Imagina ahora que logras elegir, con bastante seguridad, qué cabe ser útil en toda esa información, y qué es imposible de demostrar. Imagina que te sonríes al pensar cuán distinta sería tu percepción si en vez de cien hubieras leído solamente dos libros. Imagina los nervios al pensar cuán distinta sería si hubieras leído doscientos.
Las humanidades, capitaneadas por la filosofía, que es madre de todas, son esos doscientos libros. ¿De qué sirve enumerar doscientas capitales si uno es infeliz? Las humanidades son herramientas de vida a la cual dan sentido. No solamente porque permiten extraer lecciones propias de las historias y pensamientos de otros, detectando los errores cometidos en otra piel y contribuyendo al conocimiento de la condición humana. Las humanidades, productos sapiens, reflejan una parte de nuestra realidad, a título individual y colectivo, cuya interpretación también depende, inevitablemente, del sujeto que lee o escribe. Nos facilitan entender por qué el otro actúa como tal, por qué aquel día te movió solo la rabia, o solo la pena, o te sentiste inmensamente feliz. Son ellas quienes exponen el significado de lo que se hace, porque permiten conocer mejor las implicaciones que las acciones humanas tienen en la vida de otros, y en la del individuo mismo. Quienes nos enseñan por qué hablamos como hablamos, qué significa lo que decimos y lo que no decimos, cómo puede uno distinguir entre un te quiero y un te amo, entre el desprecio y la compasión.

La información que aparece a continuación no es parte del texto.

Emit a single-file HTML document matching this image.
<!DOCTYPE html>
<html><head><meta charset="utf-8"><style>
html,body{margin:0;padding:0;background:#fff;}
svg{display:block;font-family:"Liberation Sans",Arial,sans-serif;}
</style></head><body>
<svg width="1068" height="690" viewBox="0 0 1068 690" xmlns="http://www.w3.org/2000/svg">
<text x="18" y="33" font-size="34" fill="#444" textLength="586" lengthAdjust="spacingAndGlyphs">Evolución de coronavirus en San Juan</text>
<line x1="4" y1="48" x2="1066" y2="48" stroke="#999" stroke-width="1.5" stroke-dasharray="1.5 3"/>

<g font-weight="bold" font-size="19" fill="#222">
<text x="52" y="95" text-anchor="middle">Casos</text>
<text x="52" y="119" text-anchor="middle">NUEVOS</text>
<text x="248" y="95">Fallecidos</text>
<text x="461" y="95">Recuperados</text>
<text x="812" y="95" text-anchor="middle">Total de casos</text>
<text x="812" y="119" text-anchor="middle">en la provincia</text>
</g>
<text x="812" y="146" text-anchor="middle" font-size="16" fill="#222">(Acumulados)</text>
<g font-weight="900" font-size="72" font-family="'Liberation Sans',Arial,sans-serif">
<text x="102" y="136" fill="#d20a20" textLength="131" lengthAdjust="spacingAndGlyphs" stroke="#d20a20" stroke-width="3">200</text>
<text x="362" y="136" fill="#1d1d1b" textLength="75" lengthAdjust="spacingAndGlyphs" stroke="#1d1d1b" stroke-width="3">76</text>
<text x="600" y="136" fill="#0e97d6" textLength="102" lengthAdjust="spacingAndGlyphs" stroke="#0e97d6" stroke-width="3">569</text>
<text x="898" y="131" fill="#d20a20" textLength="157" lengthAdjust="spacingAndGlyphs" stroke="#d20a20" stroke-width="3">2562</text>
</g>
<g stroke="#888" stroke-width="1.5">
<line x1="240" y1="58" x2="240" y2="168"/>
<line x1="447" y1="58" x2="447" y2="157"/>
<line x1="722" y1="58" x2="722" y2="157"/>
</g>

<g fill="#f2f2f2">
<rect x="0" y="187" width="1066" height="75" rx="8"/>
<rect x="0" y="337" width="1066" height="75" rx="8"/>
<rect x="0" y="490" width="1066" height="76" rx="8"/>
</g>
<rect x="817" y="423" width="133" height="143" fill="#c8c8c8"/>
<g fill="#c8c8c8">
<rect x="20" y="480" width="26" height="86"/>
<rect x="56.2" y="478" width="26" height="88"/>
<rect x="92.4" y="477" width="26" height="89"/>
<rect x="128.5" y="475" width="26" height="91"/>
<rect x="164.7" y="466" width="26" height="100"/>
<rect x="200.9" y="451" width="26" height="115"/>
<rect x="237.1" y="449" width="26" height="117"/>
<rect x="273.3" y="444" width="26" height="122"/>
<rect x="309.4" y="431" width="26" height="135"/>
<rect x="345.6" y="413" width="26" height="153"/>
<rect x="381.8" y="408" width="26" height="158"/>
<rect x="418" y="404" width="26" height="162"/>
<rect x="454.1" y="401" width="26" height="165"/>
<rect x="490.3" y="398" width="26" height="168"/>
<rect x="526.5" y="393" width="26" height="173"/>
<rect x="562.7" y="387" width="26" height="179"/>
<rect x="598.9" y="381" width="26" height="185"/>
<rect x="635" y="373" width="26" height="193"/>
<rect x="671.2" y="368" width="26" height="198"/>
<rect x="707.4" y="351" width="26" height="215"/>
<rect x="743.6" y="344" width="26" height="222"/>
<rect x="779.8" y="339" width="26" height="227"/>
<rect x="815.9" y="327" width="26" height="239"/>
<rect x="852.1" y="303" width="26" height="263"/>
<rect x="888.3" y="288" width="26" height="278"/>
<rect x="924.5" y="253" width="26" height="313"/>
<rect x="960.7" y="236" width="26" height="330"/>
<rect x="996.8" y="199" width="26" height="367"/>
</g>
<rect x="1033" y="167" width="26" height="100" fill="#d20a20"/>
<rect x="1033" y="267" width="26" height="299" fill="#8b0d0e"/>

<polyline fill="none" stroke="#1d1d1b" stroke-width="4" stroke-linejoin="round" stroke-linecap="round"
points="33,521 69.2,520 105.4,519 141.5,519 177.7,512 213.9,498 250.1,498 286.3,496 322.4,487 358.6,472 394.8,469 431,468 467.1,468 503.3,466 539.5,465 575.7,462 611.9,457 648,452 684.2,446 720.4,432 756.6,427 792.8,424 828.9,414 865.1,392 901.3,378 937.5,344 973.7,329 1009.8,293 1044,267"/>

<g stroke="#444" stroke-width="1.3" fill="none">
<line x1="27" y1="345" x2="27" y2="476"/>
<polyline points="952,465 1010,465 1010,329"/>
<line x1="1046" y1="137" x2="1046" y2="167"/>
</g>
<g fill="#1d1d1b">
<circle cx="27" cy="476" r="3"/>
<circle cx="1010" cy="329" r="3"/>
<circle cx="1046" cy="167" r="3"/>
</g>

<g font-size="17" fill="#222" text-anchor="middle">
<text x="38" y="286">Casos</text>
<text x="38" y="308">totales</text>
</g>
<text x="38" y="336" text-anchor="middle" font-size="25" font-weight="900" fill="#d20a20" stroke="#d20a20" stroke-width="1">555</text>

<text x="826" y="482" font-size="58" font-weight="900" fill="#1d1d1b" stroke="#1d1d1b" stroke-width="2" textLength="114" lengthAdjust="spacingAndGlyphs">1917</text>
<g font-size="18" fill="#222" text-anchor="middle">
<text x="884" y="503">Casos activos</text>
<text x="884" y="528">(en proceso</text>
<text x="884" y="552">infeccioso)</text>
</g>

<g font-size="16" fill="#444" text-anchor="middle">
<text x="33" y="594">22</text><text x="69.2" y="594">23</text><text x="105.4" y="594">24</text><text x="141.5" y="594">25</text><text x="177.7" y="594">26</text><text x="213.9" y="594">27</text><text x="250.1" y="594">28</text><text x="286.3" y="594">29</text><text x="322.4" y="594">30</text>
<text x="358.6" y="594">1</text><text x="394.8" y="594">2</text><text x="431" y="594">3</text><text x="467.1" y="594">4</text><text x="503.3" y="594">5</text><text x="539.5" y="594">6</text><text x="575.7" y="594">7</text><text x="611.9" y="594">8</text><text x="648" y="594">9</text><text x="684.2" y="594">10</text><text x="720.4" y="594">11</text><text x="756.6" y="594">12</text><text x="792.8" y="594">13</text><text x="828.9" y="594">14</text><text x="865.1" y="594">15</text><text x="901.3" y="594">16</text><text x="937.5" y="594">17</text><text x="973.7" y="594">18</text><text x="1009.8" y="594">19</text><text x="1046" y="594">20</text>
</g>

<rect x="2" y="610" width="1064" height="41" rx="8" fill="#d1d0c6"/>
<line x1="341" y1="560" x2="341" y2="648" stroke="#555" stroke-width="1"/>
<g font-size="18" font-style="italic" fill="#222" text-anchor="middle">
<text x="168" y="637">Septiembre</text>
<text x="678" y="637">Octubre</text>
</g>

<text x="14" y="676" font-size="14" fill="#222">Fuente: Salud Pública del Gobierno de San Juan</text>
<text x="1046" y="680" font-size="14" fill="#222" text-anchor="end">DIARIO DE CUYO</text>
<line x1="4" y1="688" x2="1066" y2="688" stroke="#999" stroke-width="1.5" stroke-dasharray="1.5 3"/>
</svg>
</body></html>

Permiten constatar que estamos condenados a equivocarnos, y que las sentencias rara vez pueden convertirse en máximas. Dejan que intuyamos cuándo y por qué mentimos, o por qué nos queremos mentir a nosotros mismos. Nos descubren la importancia de la muerte, en un mundo en el que la vida es todo velocidad y su final es tan temido como fingida su ignorancia. Las humanidades, que para muchos autores y la que suscribe son todas una y la misma, nos acercan la experiencia que de otra manera no conoceríamos y nos garantizan hacerla un poco nuestra. Nos entregan la capacidad de discernir entre placeres y sus proyecciones en el tiempo, construyendo conceptos tan abstractos como la posibilidad de futuro.

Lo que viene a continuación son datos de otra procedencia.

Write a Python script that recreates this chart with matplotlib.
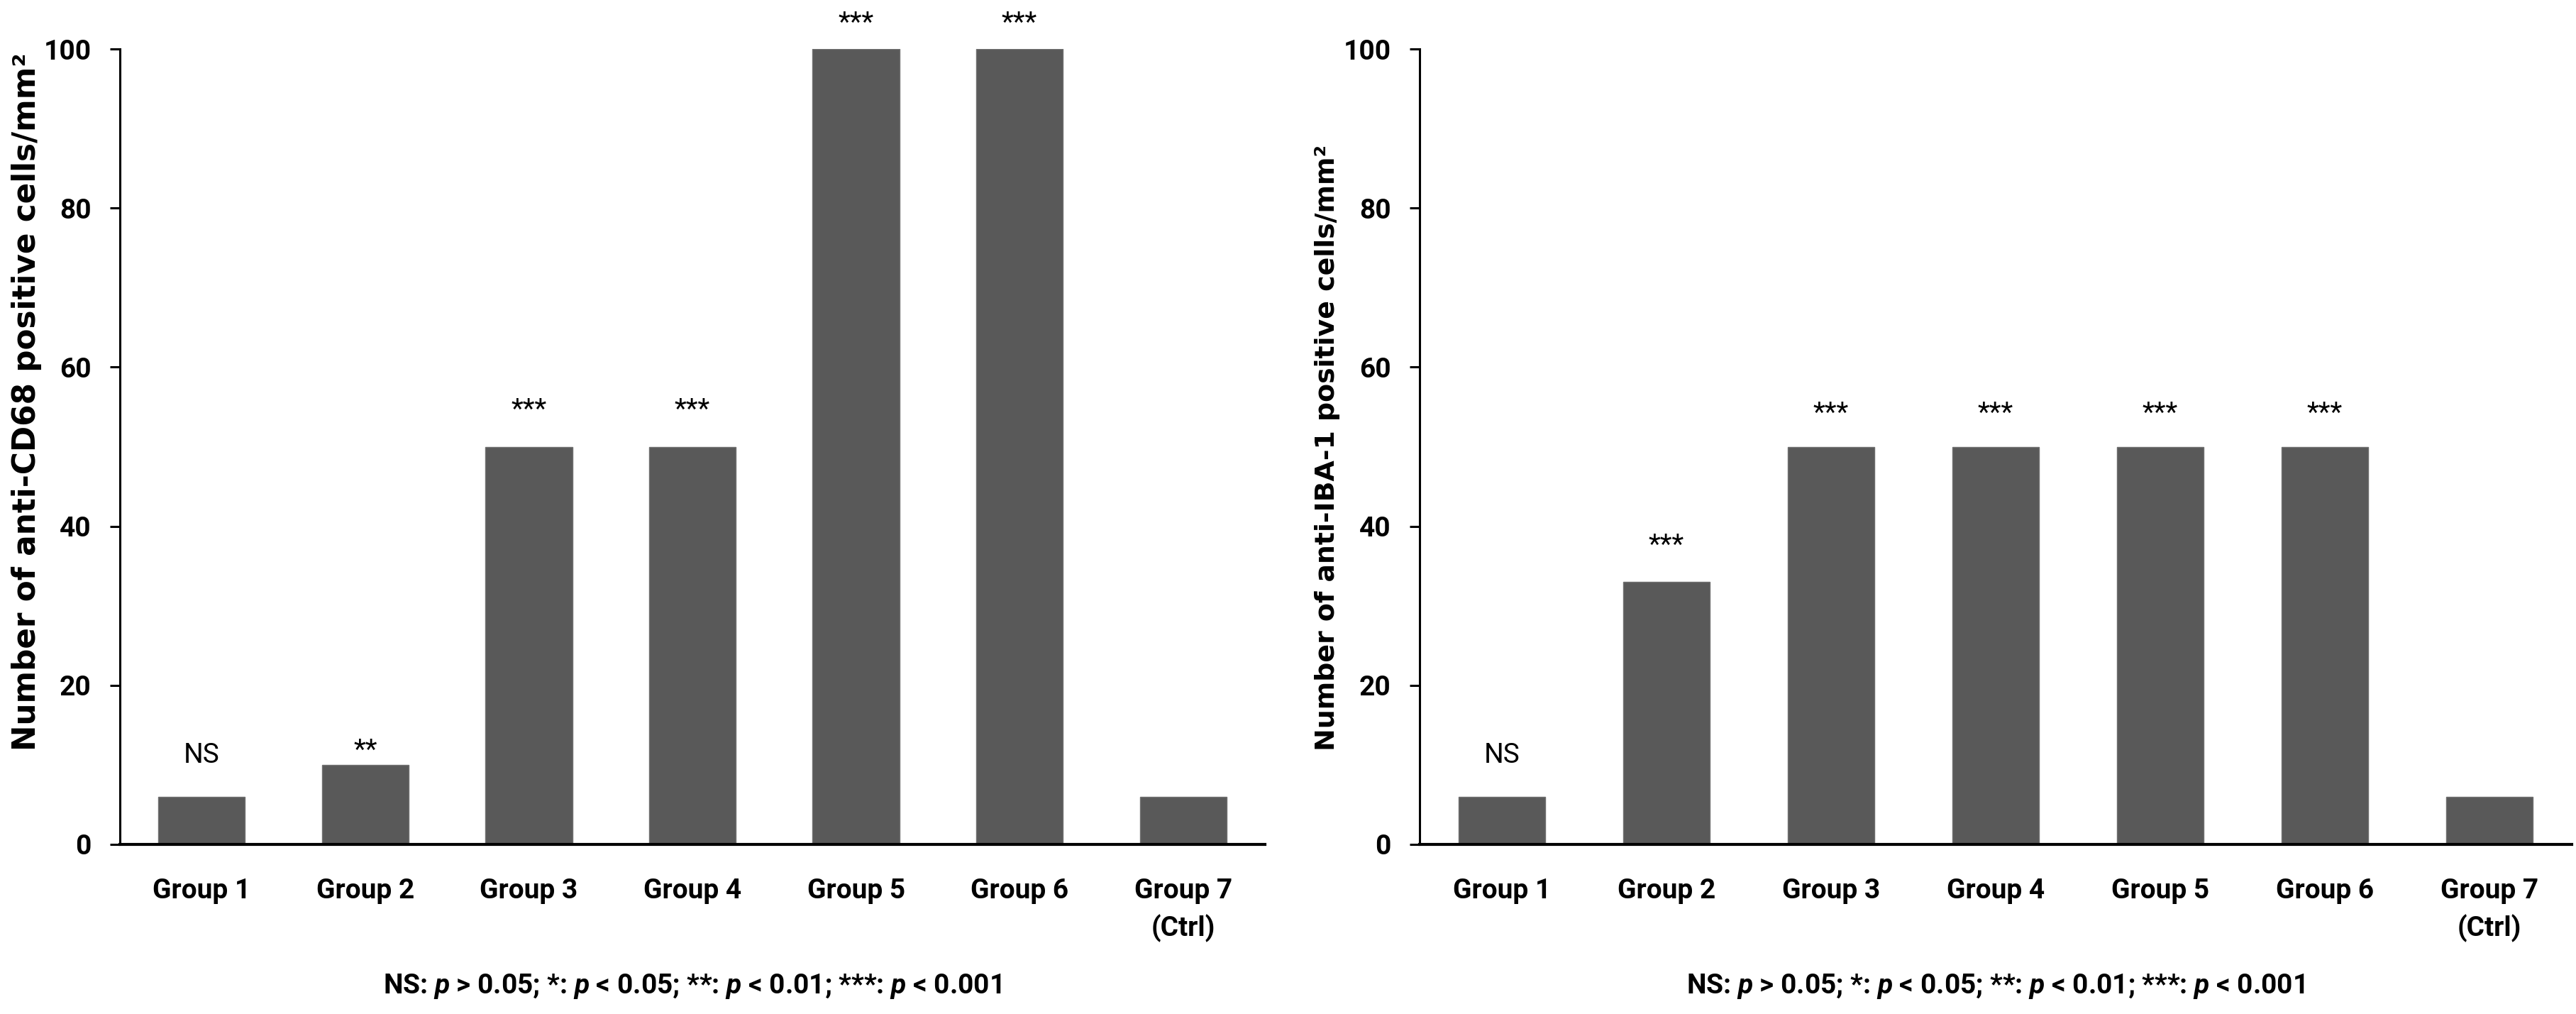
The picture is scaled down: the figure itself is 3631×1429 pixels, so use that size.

Yo no temo que el fin de la enseñanza de la filosofía en las escuelas suponga el fin de la filosofía misma. No lo temo, porque dudo de que sea así; mientras haya reflexión sobre por qué esta raza humana a menudo inhumana hace lo que hace, la filosofía seguirá ahí, mutada si se quiere, pero filosofía. Lo que temo es que, condenados como estamos al mismo error reiterado, es decir, nuestras posibilidades de avance disminuidas antes de nacer y el tiempo en nuestra contra por la misma definición de la mortalidad, si existe mejora, su trayecto será más errático si cabe y su distancia muy, muy corta. Sin humanidades el progreso seguirá existiendo; por definición, una marcha hacia delante, pero no siempre bueno. Seremos incapaces de discernir, de reconocerlo como tal. Nos ahogaremos en depresión y ansiedad, con la complejidad que la infobesidad maquilla de simpleza, y nos veremos incapaces de resolver los asuntos más sencillos, desarraigados de una o las dos partes de nuestra esencia de animales racionales, mientras nos conmovemos caducos con la foto viral de hoy, que es cualquier día.
Porque dime, de qué sirve enumerar doscientas capitales si uno es infeliz. Y, sobre todo, si uno lo sabe, pero ignora dónde está, quién es, o por qué ha llegado a allí.